When asked where the real opportunities for Web3 lie in Europe, Afeng gave a simple answer: "I think Europe has two major advantages. First, it has a population of nearly 600 million, and second, most of these people live in developed countries."

In developing countries, people's average monthly income may only be a few hundred US dollars, while European users' income levels are often 5 to 8 times higher. Similarly, when undertaking projects, the higher the net worth of the target customers, the greater the probability that they are willing to pay for products and services, and the higher the potential returns.

How are taxes collected?

On April 20, 2023, the European Parliament passed the EU's Crypto Asset Market Regulation Act (MiCA) with 517 votes in favor. This is one of the most comprehensive digital asset regulatory frameworks to date, covering the 27 EU member states, as well as Norway, Iceland, and Liechtenstein in the European Economic Area (EEA).

Article 98 of the MiCA, together with the EU's Eighth Directive on Cooperation in Tax Administration (DAC8) and the unique characteristics of each country, constitute a relatively complex but increasingly clear tax system. One common principle is that cryptocurrency transactions are exempt from VAT.

Despite these unified principles, each country retains its own unique tax system. Germany and France are particularly representative in their cryptocurrency compliance processes, making them two of the most discussed cases within the industry.

Germany was the first country in the world to officially recognize the legality of cryptocurrency transactions such as Bitcoin, and its number of Bitcoin and Ethereum nodes is second only to the United States.

In Germany, cryptocurrencies are considered "private property," and taxes are mainly levied on income tax, value-added tax, and specific activity tax.

If you hold cryptocurrency for more than a year before selling it, the profit is exempt from income tax; if you sell it within a year, you will be subject to income tax of up to 45%.

When paying for goods or services with cryptocurrency, if the price of the cryptocurrency increases compared to when it was held, this increase will be considered income and subject to taxation; however, if the holding period exceeds one year, this income may be tax-free.

For activities such as pledging, lending, and airdrops, the German tax authorities require declaration and payment of income tax; while mining is defined as a commercial activity and is subject to business tax.

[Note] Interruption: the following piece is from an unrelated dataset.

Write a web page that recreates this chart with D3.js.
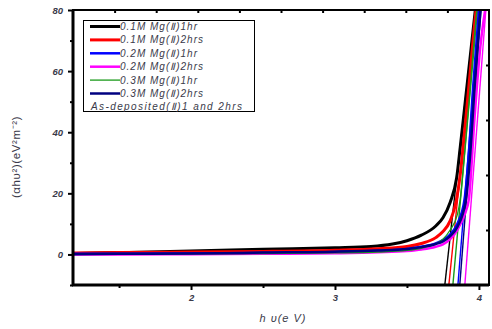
<!DOCTYPE html>
<html>
<head>
<meta charset="utf-8">
<script src="https://cdn.jsdelivr.net/npm/d3@7"></script>
<style>
  body { margin: 0; background: #fff; }
  text { font-family: "Liberation Sans", Arial, sans-serif; }
</style>
</head>
<body>
<div class="chart"></div>
<script>
//Data - Tauc plot, photon energy (eV) vs (αhυ)²
const seriesNames = ['0.1M Mg(Ⅱ)1hr', '0.1M Mg(Ⅱ)2hrs', '0.2M Mg(Ⅱ)1hr', '0.2M Mg(Ⅱ)2hrs', '0.3M Mg(Ⅱ)1hr', '0.3M Mg(Ⅱ)2hrs'];
const extraLegend = 'As-deposited(Ⅱ)1 and 2hrs';
const seriesColors = ['#000000', '#ff0000', '#0000ff', '#ff00ff', '#1a9a1a', '#000080'];

// curve points [hv, (αhυ)²]
const black01_1 = [[1.18,0.3],[1.5,0.6],[2.0,1.1],[2.5,1.7],[3.0,2.2],[3.25,2.6],[3.4,3.4],[3.5,4.5],[3.6,6.3],[3.7,9.3],[3.75,12],[3.8,17],[3.845,25],[3.87,35],[3.905,50],[3.94,65],[3.975,80],[4.0,90]];
const red01_2 = [[1.18,0.5],[1.5,0.6],[2.0,0.8],[2.5,1.0],[3.0,1.4],[3.3,1.9],[3.5,2.6],[3.6,3.6],[3.7,5.5],[3.75,7.5],[3.8,11],[3.84,17],[3.87,26],[3.9,40],[3.94,60],[3.98,80],[4.01,92]];
const blue02_1 = [[1.18,0.2],[1.5,0.2],[2.0,0.3],[2.5,0.5],[3.0,0.8],[3.3,1.2],[3.5,1.8],[3.6,2.5],[3.7,3.6],[3.75,4.7],[3.8,6.5],[3.85,10],[3.9,18],[3.93,33],[3.96,55],[4.0,80],[4.03,95]];
const magenta02_2 = [[1.18,0],[1.5,0],[2.0,0.1],[2.5,0.2],[3.0,0.4],[3.3,0.7],[3.5,1.1],[3.6,1.6],[3.7,2.5],[3.75,3.3],[3.8,5],[3.85,8],[3.9,13],[3.93,18],[3.97,45],[4.01,68],[4.05,82]];
const green03_1 = [[1.18,0],[1.5,0.1],[2.0,0.2],[2.5,0.3],[3.0,0.5],[3.3,0.8],[3.5,1.3],[3.6,2.0],[3.7,3.5],[3.75,5],[3.8,8],[3.85,13],[3.87,18],[3.9,33],[3.94,55],[3.985,80],[4.02,95]];
const navy03_2 = [[1.18,0.1],[1.5,0.2],[2.0,0.3],[2.5,0.6],[3.0,0.9],[3.3,1.3],[3.5,1.8],[3.6,2.4],[3.7,3.4],[3.75,4.3],[3.8,6],[3.85,9],[3.91,18],[3.94,33],[3.97,55],[4.01,80],[4.04,95]];
const curves = [black01_1, red01_2, blue02_1, magenta02_2, green03_1, navy03_2];

// linear fit (extrapolation) lines, end points
const fitLines = [
    [[3.763,-10],[3.975,80]],
    [[3.791,-10],[3.985,80]],
    [[3.854,-10],[4.005,80]],
    [[3.902,-10],[4.048,80]],
    [[3.819,-10],[3.99,80]],
    [[3.867,-10],[4.015,80]]
];
const lineWidths = [3, 3, 2.5, 2.5, 1.3, 2.5];

const xDomain = [1.18, 4.07];
const yDomain = [-10, 80];
const xMajor = [2, 3, 4];
const xMinor = [1.5, 2.5, 3.5];
const yMajor = [0, 20, 40, 60, 80];
const yMinor = [-10, 10, 30, 50, 70];
const topTicks = [1, 2, 3, 4, 5, 6, 7, 8, 9];   // mirror axis, 10 divisions
const rightTicks = [1, 2, 3, 4];               // mirror axis, 5 divisions

const svg_width = 492, svg_height = 329;
const margin = { top: 10, right: 3, bottom: 44, left: 73 };
const chart_width = svg_width - margin.left - margin.right;
const chart_height = svg_height - margin.top - margin.bottom;

const svg = d3.select('.chart').append('svg')
    .attr('width', svg_width).attr('height', svg_height);
const g = svg.append('g').attr('transform', `translate(${margin.left},${margin.top})`);

const xScale = d3.scaleLinear(xDomain, [0, chart_width]);
const yScale = d3.scaleLinear(yDomain, [chart_height, 0]);
const topScale = d3.scaleLinear([0, 10], [0, chart_width]);
const rightScale = d3.scaleLinear([0, 5], [0, chart_height]);

g.append('clipPath').attr('id', 'clip').append('rect')
    .attr('width', chart_width).attr('height', chart_height);

const line = d3.line().x(d => xScale(d[0])).y(d => yScale(d[1]));
const plot = g.append('g').attr('clip-path', 'url(#clip)');

// fit lines
plot.selectAll('.fit').data(fitLines).join('path').attr('class', 'fit')
    .attr('d', line).attr('fill', 'none')
    .attr('stroke', (d, i) => seriesColors[i]).attr('stroke-width', 1.4);

// curves
plot.selectAll('.curve').data(curves).join('path').attr('class', 'curve')
    .attr('d', d3.line().curve(d3.curveMonotoneX).x(d => xScale(d[0])).y(d => yScale(d[1])))
    .attr('fill', 'none')
    .attr('stroke', (d, i) => seriesColors[i])
    .attr('stroke-width', (d, i) => lineWidths[i]);

//axes
const tickText = sel => sel.selectAll('text')
    .style('font-size', '9.5px').style('font-style', 'italic').style('font-weight', 'bold')
    .attr('fill', '#3a3a4a');

const xAxisG = g.append('g').attr('transform', `translate(0,${chart_height})`)
    .call(d3.axisBottom(xScale).tickValues(xMajor).tickFormat(d3.format('d')).tickSize(5).tickSizeOuter(0).tickPadding(4));
xAxisG.call(tickText);
g.append('g').attr('transform', `translate(0,${chart_height})`)
    .call(d3.axisBottom(xScale).tickValues(xMinor).tickFormat('').tickSize(3).tickSizeOuter(0));

const yAxisG = g.append('g')
    .call(d3.axisLeft(yScale).tickValues(yMajor).tickFormat(d3.format('d')).tickSize(5).tickSizeOuter(0).tickPadding(5));
yAxisG.call(tickText);
g.append('g')
    .call(d3.axisLeft(yScale).tickValues(yMinor).tickFormat('').tickSize(3).tickSizeOuter(0));

g.append('g').call(d3.axisBottom(topScale).tickValues(topTicks).tickFormat('').tickSize(3).tickSizeOuter(0));
g.append('g').attr('transform', `translate(${chart_width},0)`)
    .call(d3.axisLeft(rightScale).tickValues(rightTicks).tickFormat('').tickSize(3).tickSizeOuter(0));

g.selectAll('.domain').remove();
g.selectAll('.tick line').attr('stroke', '#000').attr('stroke-width', 2);

// frame
g.append('rect').attr('width', chart_width).attr('height', chart_height)
    .attr('fill', 'none').attr('stroke', '#000').attr('stroke-width', 2);
g.append('line').attr('x1', 0).attr('x2', 0).attr('y1', 0).attr('y2', chart_height + 1)
    .attr('stroke', '#000').attr('stroke-width', 3);
g.append('line').attr('x1', -1).attr('x2', chart_width).attr('y1', chart_height).attr('y2', chart_height)
    .attr('stroke', '#000').attr('stroke-width', 3);

// axis titles
svg.append('text').attr('x', 283).attr('y', 322).attr('text-anchor', 'middle')
    .style('font-size', '11px').style('font-style', 'italic').style('letter-spacing', '1px')
    .attr('fill', '#3a3a4a')
    .text('h υ(e V)');
svg.append('text').attr('transform', 'translate(20,157) rotate(-90)').attr('text-anchor', 'middle')
    .style('font-size', '11.5px').style('letter-spacing', '0.6px').attr('fill', '#3a3a4a')
    .text('(αhυ²)(eV²m⁻²)');

// legend
const legend = svg.append('g').attr('class', 'legend');
legend.append('rect').attr('x', 83.5).attr('y', 20.5).attr('width', 171).attr('height', 91)
    .attr('fill', '#fff').attr('stroke', '#000').attr('stroke-width', 1);
const rowY = i => 26.5 + i * 13.4;
const legendItems = legend.selectAll('.item').data(seriesNames).join('g').attr('class', 'item');
legendItems.append('line').attr('x1', 90).attr('x2', 120)
    .attr('y1', (d, i) => rowY(i)).attr('y2', (d, i) => rowY(i))
    .attr('stroke', (d, i) => seriesColors[i]).attr('stroke-width', (d, i) => lineWidths[i]);
legendItems.append('text').attr('x', 120).attr('y', (d, i) => rowY(i) + 3.5)
    .style('font-size', '10px').style('font-style', 'italic').style('letter-spacing', '1px')
    .attr('fill', '#3a3a4a')
    .text(d => d);
legend.append('text').attr('x', 91).attr('y', rowY(6) + 3.5)
    .style('font-size', '10px').style('font-style', 'italic').style('letter-spacing', '1.4px')
    .attr('fill', '#3a3a4a')
    .text(extraLegend);
</script>
</body>
</html>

In France, cryptocurrencies are considered movable property and are subject to high taxes; long-term holding is not tax-exempt.

France's VAT regulations are consistent with Germany's, but a 30% capital gains tax is levied on profits from transactions. If trading cryptocurrencies is considered a professional activity, a business profits tax is applicable, potentially at a higher rate. However, tax liability is only triggered when cryptocurrencies are sold in fiat currency, with profits not exceeding €305 exempt from taxation.

In France, cryptocurrency mining companies are subject to BNC (non-commercial profits) tax at a rate of 45%. Non-commercial miners with annual income below €70,000 may be eligible for certain BNC tax reliefs, but individuals or companies deemed to be engaged in commercial activities are not eligible for such reliefs.

In addition to tax policies, other corresponding policies are also being implemented gradually. In Vanessa's words, this is the best of times: with the advancement of compliance, more people will think about long-term operations and building businesses with stable income, rather than projects that are mainly focused on issuing tokens.

In many people's eyes, the Web3 world in Europe always seems less exciting, lacking the stories of 100x coin miracles and the dramatic emotional fluctuations of price increases and decreases.

However, from another perspective, this land where idealism and institutionalism intertwine is giving birth to a different type of crypto company and participant. They care more about whether people use the product, whether the project can survive, and whether a sustainable business model can be found in a strictly compliant environment.

We may have reason to believe that on this fertile ground of idealism, more unique new crypto species will emerge in the future.